“Allí donde se queman los libros, se acaba por quemar a los hombres”, Heinrich Heine
Las quemas de libros en plazas públicas o en otros lugares a modo de escarmiento o aviso para que no se escriba, no se lea o no se piense, son un clásico en la historia (y en la ficción) de dictaduras y caza de meigas, la mayoría, y meigos, que también hailos. Desde China, pasando por Cornualles (Reino Unido), EE.UU., Bosnia o Polonia hay escenas de todo tipo, pero todas con un nexo común: silenciar el pensamiento diferente, disidente.
Querría haber titulado este artículo Los Verbrennungskommando Warschau de Ayuso (los comandos esclavos de los nazis dirigidos por las Schutzstaffel (SS) para la quema (sic) de la cultura polaca, en toda la amplitud del término, incluidos polacos y polacas), pero me declaro incapaz de pronunciarlo correctamente y me resulta muy osado titular un texto con un término que soy incapaz de leer, aunque sea alemán y esté ampliamiente justificado para una filóloga hispánica. Así que he preferido encabezar mi opinión de este jueves con algo más castizo, más nuestro: un espíritu que todavía burbujea en algún ADN patrio, como el de la presidenta de la Comunidad de Madrid.
Torquemada, un nombre que intimida -y me perdonen quienes llevan el apellido, algunas estamos muy sensibles- antes incluso de conocer al sujeto, que lo portó como primer inquisidor general de Castilla y Aragón en el siglo XV, Tomás de Torquemada, confesor de Isabel la Católica, otra bondad. Este señor, decano de la sangrienta Inquisición, tenía la fea costumbre de quemar a otros señores o señoras por pensar distinto y, como gesto ejemplarizante, echaba junto a sus cuerpos abrasados los libros de los que dispusieran tales herejes, salvo la Biblia, que ésa es buena.

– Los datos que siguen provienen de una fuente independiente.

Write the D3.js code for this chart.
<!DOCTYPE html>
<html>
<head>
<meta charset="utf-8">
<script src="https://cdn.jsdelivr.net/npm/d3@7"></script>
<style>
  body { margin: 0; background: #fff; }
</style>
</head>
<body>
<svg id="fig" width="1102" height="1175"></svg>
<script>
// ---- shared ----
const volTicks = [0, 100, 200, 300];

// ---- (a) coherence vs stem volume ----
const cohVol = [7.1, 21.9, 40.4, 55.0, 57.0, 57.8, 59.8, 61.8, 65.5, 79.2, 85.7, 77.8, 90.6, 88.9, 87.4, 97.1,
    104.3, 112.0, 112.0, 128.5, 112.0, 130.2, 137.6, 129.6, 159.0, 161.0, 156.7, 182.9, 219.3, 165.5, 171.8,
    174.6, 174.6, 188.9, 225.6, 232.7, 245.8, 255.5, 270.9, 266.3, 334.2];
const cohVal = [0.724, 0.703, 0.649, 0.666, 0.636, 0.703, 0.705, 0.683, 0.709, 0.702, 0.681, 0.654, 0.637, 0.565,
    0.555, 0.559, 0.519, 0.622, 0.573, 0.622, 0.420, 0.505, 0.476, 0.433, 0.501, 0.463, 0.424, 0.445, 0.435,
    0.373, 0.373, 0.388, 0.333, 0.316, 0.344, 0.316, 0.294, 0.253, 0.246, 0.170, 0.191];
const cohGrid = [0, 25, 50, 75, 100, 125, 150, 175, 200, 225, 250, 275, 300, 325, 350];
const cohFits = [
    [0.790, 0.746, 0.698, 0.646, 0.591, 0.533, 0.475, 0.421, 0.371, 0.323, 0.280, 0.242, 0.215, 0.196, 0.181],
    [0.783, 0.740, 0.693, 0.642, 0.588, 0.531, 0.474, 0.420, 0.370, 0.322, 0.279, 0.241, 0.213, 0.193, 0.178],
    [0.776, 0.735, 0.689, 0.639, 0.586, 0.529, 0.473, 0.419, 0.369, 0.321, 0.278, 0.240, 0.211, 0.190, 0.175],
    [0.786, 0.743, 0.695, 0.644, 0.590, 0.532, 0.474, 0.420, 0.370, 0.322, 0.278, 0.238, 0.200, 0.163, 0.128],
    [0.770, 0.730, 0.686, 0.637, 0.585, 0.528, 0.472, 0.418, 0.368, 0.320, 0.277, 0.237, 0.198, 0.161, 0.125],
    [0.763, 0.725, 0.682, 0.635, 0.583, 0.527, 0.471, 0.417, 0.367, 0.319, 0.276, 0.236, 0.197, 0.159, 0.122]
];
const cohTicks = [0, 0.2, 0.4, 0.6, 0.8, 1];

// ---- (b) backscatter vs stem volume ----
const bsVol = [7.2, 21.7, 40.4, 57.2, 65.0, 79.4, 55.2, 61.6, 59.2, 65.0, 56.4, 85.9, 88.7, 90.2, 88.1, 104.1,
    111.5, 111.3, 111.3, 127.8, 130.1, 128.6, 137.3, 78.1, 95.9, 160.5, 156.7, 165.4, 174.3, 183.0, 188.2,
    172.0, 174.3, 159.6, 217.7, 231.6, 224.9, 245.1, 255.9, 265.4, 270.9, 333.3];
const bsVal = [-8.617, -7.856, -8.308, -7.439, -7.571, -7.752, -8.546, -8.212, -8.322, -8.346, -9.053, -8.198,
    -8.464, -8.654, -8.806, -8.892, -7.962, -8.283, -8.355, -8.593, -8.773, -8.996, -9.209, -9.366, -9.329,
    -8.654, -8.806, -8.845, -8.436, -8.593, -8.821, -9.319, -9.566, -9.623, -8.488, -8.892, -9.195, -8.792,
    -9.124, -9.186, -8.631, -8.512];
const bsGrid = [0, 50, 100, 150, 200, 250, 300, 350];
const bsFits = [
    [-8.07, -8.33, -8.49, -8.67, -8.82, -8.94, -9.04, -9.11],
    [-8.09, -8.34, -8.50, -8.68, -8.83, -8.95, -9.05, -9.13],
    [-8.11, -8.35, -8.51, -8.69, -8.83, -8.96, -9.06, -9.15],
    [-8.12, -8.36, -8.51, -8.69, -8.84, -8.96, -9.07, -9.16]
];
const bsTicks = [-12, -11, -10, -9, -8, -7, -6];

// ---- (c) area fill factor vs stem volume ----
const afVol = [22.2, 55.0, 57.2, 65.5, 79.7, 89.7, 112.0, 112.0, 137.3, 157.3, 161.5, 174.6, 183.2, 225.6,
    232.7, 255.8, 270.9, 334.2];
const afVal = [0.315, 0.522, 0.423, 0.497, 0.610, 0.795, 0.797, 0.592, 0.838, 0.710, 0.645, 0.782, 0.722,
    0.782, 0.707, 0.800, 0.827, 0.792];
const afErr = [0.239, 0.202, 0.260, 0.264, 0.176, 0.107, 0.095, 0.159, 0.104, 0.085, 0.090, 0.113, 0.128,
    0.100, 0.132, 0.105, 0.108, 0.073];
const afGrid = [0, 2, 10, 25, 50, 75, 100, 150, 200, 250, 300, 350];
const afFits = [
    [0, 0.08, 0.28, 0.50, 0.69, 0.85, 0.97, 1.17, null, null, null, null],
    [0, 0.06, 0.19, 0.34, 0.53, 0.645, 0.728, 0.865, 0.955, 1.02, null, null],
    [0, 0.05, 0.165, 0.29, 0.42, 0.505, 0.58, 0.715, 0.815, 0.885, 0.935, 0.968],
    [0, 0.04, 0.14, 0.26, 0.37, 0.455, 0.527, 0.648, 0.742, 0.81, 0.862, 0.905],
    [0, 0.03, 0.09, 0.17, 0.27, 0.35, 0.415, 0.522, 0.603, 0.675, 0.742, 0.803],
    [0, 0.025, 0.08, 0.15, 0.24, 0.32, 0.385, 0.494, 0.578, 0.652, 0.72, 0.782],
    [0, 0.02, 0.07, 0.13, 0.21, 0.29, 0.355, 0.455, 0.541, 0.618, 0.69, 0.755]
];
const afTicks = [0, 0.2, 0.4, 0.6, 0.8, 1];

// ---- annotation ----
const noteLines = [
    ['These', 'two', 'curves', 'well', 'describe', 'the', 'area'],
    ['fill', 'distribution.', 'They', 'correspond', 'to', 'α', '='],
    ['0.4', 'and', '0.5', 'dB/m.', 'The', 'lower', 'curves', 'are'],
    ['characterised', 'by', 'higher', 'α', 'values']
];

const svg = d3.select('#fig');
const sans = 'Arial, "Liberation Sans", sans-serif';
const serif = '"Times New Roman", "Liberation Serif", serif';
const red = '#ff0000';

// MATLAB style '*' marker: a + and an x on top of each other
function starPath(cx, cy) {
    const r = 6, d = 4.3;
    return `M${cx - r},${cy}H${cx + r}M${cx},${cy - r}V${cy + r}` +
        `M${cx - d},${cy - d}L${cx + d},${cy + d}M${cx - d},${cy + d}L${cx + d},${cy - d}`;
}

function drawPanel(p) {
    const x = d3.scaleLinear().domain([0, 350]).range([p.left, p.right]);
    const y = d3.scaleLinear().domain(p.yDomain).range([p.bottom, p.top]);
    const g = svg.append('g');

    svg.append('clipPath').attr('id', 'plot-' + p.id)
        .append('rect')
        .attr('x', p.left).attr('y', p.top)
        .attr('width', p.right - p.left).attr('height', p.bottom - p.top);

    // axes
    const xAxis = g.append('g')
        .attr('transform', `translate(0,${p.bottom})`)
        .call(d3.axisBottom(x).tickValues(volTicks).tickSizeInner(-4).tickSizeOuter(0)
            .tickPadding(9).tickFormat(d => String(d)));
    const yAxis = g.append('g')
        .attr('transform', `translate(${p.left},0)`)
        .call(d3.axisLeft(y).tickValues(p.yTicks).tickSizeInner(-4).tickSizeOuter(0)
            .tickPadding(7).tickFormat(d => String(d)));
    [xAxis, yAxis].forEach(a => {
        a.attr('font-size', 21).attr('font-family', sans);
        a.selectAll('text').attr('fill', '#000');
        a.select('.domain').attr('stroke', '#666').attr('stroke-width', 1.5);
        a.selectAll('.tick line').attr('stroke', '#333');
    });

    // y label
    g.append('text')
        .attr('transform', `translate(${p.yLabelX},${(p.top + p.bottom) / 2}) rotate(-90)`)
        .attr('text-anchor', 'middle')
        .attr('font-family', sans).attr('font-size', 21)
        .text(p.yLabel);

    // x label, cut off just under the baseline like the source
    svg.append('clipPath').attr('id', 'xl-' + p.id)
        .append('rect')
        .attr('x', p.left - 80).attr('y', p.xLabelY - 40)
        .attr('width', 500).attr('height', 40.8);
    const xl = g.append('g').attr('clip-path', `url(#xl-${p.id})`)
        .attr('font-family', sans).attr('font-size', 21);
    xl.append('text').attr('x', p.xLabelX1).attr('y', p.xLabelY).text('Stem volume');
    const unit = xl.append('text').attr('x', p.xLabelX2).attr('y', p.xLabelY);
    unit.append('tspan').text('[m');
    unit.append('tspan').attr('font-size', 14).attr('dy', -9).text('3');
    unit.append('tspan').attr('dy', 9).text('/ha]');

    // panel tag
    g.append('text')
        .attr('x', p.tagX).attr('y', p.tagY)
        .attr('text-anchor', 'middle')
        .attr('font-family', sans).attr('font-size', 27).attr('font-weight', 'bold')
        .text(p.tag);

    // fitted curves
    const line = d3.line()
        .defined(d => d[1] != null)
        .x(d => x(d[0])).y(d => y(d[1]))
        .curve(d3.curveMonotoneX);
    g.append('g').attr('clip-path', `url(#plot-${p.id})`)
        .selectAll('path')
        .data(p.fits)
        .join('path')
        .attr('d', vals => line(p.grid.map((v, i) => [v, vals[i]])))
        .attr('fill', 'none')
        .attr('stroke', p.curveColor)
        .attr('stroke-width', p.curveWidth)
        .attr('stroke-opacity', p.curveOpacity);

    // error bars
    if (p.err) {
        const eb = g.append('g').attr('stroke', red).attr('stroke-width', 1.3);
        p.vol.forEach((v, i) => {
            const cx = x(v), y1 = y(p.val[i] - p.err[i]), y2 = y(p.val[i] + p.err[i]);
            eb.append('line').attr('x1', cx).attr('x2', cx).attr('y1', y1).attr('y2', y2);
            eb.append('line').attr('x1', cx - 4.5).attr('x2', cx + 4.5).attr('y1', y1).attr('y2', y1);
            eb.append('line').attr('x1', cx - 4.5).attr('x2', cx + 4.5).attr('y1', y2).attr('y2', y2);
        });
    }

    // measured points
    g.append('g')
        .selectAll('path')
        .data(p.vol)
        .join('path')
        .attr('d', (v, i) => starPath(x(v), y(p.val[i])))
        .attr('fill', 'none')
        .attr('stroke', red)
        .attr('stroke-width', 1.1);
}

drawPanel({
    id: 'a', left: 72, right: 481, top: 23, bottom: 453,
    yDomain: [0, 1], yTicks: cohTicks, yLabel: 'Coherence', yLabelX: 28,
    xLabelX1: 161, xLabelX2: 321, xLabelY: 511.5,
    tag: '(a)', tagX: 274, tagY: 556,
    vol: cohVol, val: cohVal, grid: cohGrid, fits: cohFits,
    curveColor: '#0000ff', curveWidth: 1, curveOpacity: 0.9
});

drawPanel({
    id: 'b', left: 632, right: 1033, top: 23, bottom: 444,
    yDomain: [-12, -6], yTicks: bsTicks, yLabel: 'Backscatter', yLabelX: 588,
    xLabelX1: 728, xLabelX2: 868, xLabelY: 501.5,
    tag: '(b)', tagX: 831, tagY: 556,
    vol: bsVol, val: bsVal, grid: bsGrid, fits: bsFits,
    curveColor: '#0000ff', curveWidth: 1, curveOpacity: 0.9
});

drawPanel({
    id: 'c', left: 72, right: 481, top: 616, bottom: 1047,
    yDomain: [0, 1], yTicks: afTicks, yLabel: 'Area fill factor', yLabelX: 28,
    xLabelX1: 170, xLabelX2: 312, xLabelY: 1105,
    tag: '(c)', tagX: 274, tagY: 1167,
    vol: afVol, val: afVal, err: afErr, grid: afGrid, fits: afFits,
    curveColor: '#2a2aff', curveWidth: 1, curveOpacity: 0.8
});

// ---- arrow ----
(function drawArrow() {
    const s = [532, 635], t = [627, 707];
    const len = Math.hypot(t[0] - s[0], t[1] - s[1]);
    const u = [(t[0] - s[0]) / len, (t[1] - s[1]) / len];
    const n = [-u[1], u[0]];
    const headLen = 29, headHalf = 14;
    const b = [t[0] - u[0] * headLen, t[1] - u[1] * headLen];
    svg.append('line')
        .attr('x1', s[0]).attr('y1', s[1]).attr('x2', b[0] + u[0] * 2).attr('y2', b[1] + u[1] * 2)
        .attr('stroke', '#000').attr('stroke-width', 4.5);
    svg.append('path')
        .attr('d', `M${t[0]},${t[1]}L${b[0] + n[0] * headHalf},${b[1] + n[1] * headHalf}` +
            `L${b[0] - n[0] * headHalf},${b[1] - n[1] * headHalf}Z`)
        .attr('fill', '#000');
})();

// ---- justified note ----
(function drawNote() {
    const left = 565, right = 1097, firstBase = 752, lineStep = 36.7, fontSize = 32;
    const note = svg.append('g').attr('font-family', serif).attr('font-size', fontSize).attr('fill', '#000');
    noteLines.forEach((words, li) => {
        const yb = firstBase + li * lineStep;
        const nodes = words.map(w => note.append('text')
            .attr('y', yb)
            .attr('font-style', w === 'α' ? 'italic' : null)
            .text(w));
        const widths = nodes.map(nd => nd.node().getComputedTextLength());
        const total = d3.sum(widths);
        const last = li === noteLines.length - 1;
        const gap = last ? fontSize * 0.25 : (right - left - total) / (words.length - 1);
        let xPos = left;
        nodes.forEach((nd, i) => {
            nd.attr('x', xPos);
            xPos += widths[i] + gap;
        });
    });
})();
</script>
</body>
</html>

Tanto gustaba al confesor de la reina la quema de libros que organizaba auténticas orgías de ellas, en medio de estruendosas celebraciones de ciudadanos y ciudadanas, que no gritaban “¡Libertad!“, que se sepa, pero casi. Al fin y al cabo, Torquemada los libraba de pensar y así no tenían más que hacerle casito para estar vivos y crudos.
Isabel Díaz Ayuso nos ha deleitado este miércoles, desde Jerez de la Frontera (Cádiz), con una de sus proclamas a juego con la ultraderecha. Lo hizo, además, en el feudo de su compañero Juanma Moreno, que quiere pasar por moderado y azote de Vox y lleva a Ayuso a hacerle campaña electoral en el territorio. Lo normal. Y pasó lo que tenía que pasar, que la presidenta madrileña anunció que nada de ideología (acá en el resto del mundo, diversidad e igualdad) en las escuelas. “Nosotros vamos a realizar una revisión pormenorizada y urgente de todos los libros de texto en la Comunidad de Madrid, una orden que vamos a dar a nuestra inspección educativa, y vamos a solicitar la retirada de todos aquellos libros, aquellos textos que contengan material sectario”, soltó ante el pasmo del equipo de Moreno, que aún debe de estar con las sales del desmayo.
Me avisan ya, porque tengo un hijo en edad escolar, que es probable que lo primero que caiga en la hoguera de Ayuso sea la Declaración Universal de Derechos Humanos. ¿Pues no dicen los de Naciones Unidas, ya en su artículo 2, que “Toda persona tiene todos los derechos y libertades proclamados en esta Declaración, sin distinción alguna de raza, color, sexo, idioma, religión, opinión política o de cualquier otra índole, origen nacional o social, posición económica, nacimiento o cualquier otra condición”? Qué barbaridad, Torquemada, hasta ahí podíamos llegar.